The problem sounds like the image is too big (in terms of file-size), have you tried other image formats, mainly GIF or JPEG (or the other PNG format, PNG-8 or PNG-24)?
I have compressed the image down as much as I can without compromising the appearance of that text
Perhaps the text could be overlaid using CSS, rather than embedded in the image? Might not be practical, but it would allow you to compress the background more (if the background image is a photo, JPEG might work best, since you no longer have to worry about the text)
Other than that, I'm out of ideas. Is the 300*300px PNG really too big?
It sounds like you are compressing parts of your image using something like JPEG and then pasting those compressed images onto a PNG combined with other images, and the entire PNG is sent to the browser where you split them up.
The problem with this is that the more you compress your JPEG parts the more decompression artifacts you will get.
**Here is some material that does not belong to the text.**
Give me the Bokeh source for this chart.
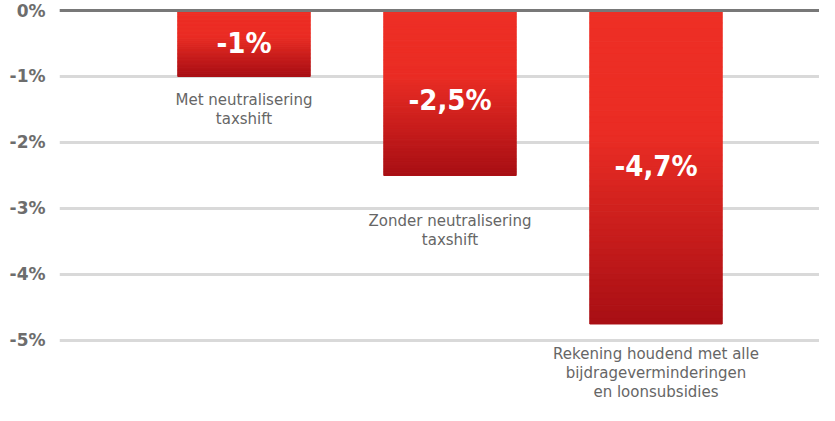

Then when you put these low quality images onto the PNG, which uses deflate compression, you will actually end up increasing the file size because it won't be able to compress well.
So if you are keen on keeping PNG as your file format the best solution would be to not compress the parts using JPEG which you paste onto your PNG - keep everything as sharp as possible.
PNG compresses each row separately unless you have used a "predictor" in the compression.
So it's best to keep your PNG as wide as possible with similar images next to each other horizontally rather than under each other vertically.
Perhaps upload an example of the images you're working with?